- _DIRECTIONS_: Retype exactly the lines from the first one through the line with "i_tail = [-0.15, -0.04, 0.0, 0.0]", including both ends; skip any pictures.

- _Rows from a dataset of charts and code_:
------------------------
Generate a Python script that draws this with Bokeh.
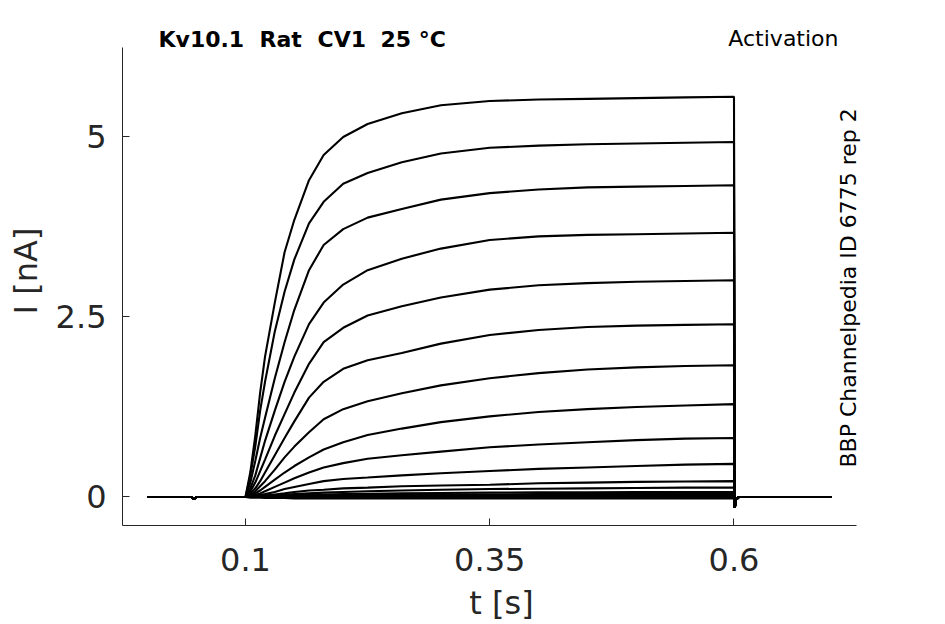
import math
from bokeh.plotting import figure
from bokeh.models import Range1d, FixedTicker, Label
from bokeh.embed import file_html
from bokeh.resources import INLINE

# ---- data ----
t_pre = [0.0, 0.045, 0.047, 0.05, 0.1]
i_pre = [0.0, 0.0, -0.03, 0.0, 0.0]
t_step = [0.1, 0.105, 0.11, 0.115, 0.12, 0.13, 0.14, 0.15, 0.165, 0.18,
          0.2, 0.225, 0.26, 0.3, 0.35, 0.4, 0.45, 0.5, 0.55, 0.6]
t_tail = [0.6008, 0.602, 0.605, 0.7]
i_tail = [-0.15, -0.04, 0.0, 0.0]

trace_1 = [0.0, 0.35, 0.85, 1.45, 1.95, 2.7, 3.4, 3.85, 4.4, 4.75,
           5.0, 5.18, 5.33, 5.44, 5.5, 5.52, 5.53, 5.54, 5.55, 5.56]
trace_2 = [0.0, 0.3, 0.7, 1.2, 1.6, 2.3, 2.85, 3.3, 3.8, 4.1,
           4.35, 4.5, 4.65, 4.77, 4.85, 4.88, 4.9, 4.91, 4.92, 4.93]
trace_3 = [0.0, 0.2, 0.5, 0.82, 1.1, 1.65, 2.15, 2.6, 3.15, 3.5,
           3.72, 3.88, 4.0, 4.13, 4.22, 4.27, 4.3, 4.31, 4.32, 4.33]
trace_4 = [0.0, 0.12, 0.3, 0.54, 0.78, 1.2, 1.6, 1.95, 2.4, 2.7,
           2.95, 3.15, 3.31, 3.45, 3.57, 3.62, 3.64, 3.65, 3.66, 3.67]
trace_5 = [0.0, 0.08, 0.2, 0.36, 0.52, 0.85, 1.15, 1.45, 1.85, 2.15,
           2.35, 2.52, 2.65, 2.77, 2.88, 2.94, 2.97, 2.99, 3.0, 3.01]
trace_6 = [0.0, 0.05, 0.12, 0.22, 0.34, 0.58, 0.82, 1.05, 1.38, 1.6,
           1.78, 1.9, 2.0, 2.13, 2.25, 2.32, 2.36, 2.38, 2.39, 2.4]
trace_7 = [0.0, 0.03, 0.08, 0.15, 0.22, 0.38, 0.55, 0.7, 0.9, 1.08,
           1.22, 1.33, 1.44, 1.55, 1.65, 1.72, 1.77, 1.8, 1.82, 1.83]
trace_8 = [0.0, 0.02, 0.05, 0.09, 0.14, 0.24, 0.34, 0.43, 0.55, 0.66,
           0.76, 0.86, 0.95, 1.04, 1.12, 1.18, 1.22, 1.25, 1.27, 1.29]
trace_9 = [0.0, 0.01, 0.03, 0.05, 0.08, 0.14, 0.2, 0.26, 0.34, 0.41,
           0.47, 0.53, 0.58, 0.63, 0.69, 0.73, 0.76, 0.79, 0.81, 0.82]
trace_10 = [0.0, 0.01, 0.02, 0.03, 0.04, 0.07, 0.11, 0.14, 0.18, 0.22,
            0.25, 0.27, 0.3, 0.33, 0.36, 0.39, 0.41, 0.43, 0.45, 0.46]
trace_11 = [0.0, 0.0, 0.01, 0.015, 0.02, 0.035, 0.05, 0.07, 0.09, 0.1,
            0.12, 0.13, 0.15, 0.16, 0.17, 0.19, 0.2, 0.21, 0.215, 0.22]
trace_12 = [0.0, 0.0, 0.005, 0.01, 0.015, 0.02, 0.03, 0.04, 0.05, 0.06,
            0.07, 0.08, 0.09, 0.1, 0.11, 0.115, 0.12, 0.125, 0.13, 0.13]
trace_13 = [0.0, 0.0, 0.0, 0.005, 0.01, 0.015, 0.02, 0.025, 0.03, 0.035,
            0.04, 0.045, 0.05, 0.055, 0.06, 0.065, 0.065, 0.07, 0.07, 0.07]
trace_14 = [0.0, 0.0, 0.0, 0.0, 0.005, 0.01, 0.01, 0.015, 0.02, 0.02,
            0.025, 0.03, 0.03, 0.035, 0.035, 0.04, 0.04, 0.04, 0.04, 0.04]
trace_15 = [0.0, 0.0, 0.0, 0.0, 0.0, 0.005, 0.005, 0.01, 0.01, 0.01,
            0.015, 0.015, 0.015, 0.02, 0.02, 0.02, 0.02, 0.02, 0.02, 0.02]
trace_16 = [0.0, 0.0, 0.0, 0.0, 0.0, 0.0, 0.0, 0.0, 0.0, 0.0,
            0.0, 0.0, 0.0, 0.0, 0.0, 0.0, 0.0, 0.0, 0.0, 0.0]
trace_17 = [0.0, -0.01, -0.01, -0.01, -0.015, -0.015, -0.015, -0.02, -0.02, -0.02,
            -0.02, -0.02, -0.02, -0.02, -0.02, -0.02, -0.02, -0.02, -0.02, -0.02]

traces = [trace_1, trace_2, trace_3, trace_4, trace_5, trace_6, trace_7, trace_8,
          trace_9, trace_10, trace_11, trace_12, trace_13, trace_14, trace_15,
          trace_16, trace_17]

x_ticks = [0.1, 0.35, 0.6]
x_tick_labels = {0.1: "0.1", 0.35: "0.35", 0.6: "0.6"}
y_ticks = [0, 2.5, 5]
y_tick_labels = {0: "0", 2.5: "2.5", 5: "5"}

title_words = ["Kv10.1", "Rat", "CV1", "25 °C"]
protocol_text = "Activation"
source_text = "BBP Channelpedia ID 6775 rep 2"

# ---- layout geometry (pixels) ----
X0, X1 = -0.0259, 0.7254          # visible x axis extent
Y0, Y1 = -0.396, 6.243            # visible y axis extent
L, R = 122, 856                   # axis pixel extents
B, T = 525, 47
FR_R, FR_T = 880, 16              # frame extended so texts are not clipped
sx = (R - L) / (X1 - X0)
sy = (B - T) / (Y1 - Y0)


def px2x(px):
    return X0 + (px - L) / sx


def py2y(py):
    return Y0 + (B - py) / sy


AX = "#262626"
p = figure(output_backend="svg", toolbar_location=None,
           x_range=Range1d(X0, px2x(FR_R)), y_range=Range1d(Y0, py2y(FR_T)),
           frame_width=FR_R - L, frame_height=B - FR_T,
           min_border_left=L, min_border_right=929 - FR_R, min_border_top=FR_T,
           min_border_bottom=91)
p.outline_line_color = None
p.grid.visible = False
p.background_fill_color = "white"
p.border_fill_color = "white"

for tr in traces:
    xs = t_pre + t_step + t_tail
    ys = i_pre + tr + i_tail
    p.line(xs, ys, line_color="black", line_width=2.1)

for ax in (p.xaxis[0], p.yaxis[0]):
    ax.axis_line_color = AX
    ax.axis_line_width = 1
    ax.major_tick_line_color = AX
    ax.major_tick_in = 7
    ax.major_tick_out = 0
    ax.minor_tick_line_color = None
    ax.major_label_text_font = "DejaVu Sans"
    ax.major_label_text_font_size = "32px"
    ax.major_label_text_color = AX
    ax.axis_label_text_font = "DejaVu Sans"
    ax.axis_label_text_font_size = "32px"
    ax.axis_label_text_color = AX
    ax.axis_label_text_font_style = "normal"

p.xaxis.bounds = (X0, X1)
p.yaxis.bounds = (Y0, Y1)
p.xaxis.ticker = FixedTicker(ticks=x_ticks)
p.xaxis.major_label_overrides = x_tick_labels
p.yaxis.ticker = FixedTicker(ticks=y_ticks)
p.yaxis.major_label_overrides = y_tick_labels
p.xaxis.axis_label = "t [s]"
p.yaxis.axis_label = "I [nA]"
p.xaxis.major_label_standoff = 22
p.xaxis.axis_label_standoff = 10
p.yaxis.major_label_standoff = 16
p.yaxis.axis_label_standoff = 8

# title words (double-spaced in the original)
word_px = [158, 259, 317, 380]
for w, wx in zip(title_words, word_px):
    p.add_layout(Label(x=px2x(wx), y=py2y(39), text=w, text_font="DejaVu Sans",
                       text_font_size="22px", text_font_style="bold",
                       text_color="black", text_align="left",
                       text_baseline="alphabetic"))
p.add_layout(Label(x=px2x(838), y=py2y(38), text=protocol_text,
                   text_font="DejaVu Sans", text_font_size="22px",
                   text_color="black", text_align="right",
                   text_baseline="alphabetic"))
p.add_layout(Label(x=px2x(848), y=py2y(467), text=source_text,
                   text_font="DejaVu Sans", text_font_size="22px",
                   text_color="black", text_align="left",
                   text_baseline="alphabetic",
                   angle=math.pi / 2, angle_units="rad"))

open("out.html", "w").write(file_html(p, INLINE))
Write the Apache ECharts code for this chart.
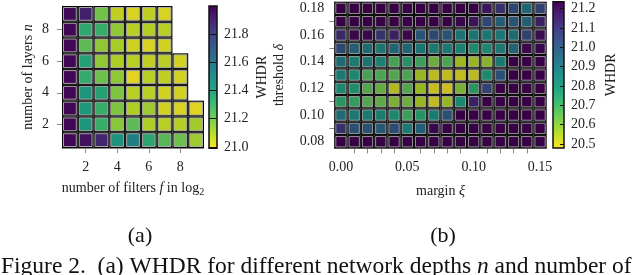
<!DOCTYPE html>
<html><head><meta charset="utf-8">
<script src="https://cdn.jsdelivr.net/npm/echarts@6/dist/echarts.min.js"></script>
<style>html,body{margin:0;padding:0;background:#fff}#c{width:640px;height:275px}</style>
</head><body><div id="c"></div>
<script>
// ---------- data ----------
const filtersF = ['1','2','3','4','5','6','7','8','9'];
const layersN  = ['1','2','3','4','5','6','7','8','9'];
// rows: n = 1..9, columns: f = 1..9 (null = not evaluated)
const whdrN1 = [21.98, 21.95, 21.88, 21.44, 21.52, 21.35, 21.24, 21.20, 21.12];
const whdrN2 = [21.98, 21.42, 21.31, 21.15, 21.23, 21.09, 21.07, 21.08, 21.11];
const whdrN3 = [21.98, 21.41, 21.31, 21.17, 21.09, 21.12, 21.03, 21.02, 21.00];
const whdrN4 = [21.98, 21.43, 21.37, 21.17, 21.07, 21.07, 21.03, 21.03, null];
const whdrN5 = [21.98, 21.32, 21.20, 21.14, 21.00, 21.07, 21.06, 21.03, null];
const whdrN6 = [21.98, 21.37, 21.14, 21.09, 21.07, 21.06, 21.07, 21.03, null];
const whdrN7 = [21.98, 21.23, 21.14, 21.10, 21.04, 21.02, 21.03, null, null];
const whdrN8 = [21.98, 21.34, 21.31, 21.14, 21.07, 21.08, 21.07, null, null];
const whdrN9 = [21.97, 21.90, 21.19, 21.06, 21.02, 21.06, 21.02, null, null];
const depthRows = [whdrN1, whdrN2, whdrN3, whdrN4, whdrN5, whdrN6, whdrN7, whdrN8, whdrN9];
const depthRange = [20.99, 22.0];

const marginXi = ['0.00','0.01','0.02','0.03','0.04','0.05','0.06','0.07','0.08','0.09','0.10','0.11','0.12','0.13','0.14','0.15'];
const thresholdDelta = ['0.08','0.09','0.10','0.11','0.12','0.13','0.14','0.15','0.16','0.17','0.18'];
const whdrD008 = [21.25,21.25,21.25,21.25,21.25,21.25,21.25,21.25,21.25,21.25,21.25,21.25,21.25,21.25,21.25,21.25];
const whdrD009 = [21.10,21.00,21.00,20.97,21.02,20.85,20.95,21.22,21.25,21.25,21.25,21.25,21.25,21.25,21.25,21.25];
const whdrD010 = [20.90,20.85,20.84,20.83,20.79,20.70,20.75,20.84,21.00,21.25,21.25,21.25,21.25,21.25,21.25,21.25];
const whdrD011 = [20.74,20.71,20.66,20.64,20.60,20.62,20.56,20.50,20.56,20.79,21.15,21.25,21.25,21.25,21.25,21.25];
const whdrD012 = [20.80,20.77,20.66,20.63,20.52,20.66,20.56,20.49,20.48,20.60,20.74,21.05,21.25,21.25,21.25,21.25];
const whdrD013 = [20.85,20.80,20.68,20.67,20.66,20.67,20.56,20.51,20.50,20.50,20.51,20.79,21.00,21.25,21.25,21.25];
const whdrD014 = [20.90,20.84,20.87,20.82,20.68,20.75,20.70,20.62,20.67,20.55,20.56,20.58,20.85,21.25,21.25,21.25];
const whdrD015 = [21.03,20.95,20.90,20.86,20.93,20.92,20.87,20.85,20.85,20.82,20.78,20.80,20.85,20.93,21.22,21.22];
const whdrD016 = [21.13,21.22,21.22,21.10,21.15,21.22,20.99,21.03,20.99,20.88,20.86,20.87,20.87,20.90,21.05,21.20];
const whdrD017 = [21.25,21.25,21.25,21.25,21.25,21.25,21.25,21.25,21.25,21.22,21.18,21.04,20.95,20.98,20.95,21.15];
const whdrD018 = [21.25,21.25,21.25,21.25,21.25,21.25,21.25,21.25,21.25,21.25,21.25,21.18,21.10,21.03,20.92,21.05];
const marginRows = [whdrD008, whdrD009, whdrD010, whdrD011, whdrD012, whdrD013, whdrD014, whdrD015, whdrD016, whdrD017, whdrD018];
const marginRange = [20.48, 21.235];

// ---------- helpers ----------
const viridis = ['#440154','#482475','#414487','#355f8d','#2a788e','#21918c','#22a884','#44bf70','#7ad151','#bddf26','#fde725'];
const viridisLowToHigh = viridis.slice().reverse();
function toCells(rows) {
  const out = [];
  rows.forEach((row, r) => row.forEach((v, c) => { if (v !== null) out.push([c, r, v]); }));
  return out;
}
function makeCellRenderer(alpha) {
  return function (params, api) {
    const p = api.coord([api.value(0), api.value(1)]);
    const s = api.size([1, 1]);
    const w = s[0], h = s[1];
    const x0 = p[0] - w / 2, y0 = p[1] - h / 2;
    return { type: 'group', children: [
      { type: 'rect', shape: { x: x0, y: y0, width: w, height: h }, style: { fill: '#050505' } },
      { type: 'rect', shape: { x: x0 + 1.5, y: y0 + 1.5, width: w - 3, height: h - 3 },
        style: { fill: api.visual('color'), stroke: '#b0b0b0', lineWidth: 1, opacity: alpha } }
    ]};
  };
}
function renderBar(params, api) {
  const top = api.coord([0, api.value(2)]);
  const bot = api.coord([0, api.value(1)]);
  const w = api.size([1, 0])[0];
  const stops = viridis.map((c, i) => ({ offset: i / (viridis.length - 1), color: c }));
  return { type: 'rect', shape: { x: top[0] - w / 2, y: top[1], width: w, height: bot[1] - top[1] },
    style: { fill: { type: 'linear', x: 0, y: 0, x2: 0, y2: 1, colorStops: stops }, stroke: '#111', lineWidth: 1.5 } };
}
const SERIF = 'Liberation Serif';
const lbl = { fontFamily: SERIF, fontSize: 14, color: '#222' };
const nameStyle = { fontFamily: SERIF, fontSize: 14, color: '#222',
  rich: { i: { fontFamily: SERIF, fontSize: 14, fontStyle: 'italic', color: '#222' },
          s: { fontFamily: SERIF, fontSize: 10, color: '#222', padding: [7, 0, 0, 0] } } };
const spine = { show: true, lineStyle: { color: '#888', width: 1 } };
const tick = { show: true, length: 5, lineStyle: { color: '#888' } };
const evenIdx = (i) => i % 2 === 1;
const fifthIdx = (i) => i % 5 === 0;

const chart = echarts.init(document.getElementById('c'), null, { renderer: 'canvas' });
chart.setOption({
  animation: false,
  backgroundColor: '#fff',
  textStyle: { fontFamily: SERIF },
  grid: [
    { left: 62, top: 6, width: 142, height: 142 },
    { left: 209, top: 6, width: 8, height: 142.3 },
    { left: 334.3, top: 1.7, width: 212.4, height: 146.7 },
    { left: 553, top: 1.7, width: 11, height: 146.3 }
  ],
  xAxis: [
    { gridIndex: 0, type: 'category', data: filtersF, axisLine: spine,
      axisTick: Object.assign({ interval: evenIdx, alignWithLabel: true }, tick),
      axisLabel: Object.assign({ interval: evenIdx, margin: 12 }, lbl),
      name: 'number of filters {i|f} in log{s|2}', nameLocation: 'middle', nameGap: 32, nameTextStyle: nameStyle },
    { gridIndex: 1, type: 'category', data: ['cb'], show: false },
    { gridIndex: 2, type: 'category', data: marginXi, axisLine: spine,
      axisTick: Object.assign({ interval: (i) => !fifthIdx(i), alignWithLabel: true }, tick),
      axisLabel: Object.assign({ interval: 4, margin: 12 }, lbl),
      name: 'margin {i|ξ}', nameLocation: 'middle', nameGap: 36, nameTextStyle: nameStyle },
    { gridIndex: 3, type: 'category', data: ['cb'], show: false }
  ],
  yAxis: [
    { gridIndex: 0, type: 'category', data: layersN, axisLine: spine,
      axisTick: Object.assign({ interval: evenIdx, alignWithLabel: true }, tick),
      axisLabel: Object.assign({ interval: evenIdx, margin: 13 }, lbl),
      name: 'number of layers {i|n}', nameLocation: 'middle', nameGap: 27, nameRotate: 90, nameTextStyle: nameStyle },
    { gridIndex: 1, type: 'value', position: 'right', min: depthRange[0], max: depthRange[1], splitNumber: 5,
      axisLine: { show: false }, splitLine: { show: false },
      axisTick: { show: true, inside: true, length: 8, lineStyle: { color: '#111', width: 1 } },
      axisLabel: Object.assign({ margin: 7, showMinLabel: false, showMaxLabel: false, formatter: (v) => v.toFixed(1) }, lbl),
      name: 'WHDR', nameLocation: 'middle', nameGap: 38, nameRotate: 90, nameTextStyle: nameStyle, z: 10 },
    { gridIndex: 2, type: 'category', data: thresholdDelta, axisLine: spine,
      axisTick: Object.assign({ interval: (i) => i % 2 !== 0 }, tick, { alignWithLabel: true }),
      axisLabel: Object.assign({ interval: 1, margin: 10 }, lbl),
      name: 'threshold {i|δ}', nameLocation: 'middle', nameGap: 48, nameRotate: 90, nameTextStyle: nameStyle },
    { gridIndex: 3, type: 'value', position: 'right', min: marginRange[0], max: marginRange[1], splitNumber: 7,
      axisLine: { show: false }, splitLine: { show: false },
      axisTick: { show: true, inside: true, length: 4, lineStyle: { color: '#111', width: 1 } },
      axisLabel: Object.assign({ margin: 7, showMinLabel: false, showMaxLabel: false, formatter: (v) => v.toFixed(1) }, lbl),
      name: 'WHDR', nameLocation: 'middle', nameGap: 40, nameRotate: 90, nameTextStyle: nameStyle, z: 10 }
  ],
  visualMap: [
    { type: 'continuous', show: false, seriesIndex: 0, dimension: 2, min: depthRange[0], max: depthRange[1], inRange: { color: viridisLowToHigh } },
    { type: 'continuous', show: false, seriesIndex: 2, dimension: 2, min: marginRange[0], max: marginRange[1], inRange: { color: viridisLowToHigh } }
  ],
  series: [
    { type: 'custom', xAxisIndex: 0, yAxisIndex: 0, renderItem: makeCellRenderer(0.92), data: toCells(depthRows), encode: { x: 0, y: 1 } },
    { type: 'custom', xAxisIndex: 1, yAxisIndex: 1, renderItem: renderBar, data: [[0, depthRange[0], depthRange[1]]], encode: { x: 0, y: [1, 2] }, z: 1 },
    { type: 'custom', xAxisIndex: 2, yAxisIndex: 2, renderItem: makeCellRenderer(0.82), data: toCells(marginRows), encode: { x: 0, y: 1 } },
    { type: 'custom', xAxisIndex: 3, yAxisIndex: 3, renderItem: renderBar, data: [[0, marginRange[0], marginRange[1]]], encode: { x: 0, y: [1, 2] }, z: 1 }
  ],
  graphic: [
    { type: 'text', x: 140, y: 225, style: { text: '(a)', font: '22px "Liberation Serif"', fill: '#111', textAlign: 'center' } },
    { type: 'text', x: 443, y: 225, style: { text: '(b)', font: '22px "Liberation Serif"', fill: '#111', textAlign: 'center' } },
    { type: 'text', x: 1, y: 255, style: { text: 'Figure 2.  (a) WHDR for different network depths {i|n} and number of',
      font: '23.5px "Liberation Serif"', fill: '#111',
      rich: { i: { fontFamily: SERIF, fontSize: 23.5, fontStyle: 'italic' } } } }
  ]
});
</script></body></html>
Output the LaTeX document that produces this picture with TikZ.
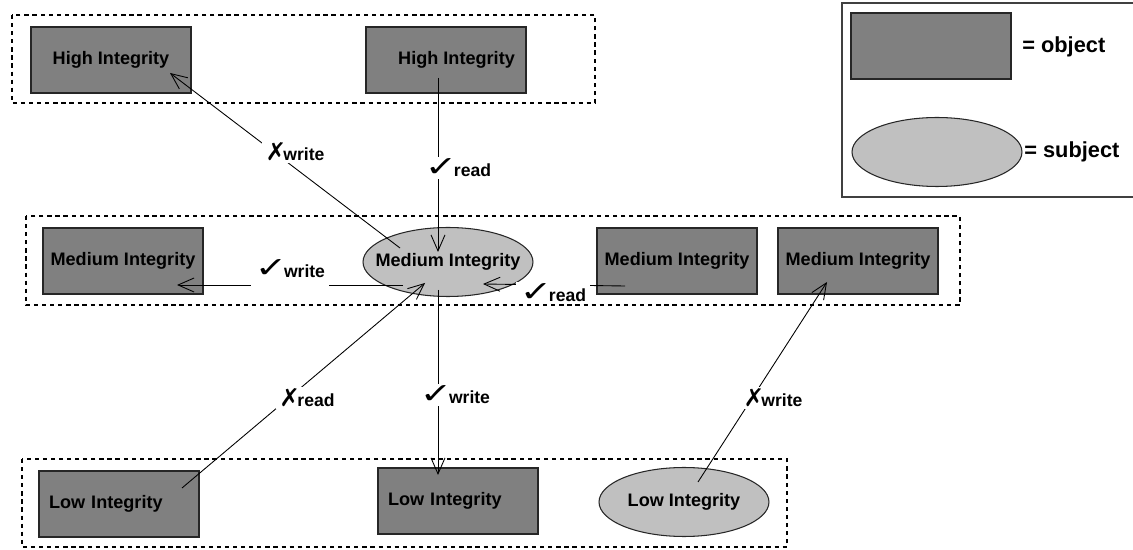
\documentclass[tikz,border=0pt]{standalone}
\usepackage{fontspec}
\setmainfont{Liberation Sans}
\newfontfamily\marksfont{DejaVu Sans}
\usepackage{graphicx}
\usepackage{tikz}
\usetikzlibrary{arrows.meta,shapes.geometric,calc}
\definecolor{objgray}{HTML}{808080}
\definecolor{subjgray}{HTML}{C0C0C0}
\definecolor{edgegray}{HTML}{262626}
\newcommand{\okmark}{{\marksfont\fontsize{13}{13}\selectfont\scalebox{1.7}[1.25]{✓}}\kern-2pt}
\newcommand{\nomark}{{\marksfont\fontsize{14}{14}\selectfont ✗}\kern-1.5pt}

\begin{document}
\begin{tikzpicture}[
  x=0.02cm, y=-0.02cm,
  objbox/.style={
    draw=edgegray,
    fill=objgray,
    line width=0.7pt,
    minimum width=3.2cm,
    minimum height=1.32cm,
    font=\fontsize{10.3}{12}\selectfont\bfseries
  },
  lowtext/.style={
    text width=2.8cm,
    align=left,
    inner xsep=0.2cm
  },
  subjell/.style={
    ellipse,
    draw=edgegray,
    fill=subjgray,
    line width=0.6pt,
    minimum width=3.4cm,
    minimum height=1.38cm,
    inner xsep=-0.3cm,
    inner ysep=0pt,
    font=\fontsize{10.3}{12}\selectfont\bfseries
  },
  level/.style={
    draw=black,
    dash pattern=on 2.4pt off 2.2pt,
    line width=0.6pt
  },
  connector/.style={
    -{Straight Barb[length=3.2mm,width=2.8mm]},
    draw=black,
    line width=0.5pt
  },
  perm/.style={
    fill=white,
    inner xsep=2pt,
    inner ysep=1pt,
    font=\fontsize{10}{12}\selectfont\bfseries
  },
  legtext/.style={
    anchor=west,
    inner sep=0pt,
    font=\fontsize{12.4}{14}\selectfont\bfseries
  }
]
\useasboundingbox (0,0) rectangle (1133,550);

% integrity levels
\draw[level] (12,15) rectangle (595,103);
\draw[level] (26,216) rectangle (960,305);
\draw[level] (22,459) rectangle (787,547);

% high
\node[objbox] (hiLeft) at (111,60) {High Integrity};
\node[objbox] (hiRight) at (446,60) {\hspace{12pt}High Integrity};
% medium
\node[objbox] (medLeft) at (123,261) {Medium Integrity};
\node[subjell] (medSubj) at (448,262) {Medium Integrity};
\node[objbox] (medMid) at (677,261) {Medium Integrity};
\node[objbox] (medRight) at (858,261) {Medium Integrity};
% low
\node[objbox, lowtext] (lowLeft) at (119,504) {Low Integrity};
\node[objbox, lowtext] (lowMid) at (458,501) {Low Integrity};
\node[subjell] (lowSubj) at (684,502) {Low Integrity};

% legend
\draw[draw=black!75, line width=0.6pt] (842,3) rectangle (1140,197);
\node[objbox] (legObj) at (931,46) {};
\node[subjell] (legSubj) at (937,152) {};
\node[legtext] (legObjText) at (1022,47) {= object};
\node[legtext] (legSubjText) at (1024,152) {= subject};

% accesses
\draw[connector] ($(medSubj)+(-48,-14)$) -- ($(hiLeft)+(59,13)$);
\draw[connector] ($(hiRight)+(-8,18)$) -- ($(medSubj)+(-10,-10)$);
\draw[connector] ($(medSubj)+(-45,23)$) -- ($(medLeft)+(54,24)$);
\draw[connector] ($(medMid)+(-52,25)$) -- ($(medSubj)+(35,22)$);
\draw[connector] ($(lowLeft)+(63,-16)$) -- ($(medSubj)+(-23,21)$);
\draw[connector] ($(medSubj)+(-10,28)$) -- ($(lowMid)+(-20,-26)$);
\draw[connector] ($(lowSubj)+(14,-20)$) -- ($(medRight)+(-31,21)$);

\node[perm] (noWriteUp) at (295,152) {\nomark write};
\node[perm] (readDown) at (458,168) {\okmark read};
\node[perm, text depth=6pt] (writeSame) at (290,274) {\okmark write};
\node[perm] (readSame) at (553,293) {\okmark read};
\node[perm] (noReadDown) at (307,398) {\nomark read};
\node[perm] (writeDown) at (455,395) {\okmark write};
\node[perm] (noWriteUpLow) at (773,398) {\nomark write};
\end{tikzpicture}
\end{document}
------------------------
- _TASK OUTPUT_:
Generate a Python script that draws this with Bokeh.
import math
from bokeh.plotting import figure
from bokeh.models import Range1d, FixedTicker, Label
from bokeh.embed import file_html
from bokeh.resources import INLINE

# ---- data ----
t_pre = [0.0, 0.045, 0.047, 0.05, 0.1]
i_pre = [0.0, 0.0, -0.03, 0.0, 0.0]
t_step = [0.1, 0.105, 0.11, 0.115, 0.12, 0.13, 0.14, 0.15, 0.165, 0.18,
          0.2, 0.225, 0.26, 0.3, 0.35, 0.4, 0.45, 0.5, 0.55, 0.6]
t_tail = [0.6008, 0.602, 0.605, 0.7]
i_tail = [-0.15, -0.04, 0.0, 0.0]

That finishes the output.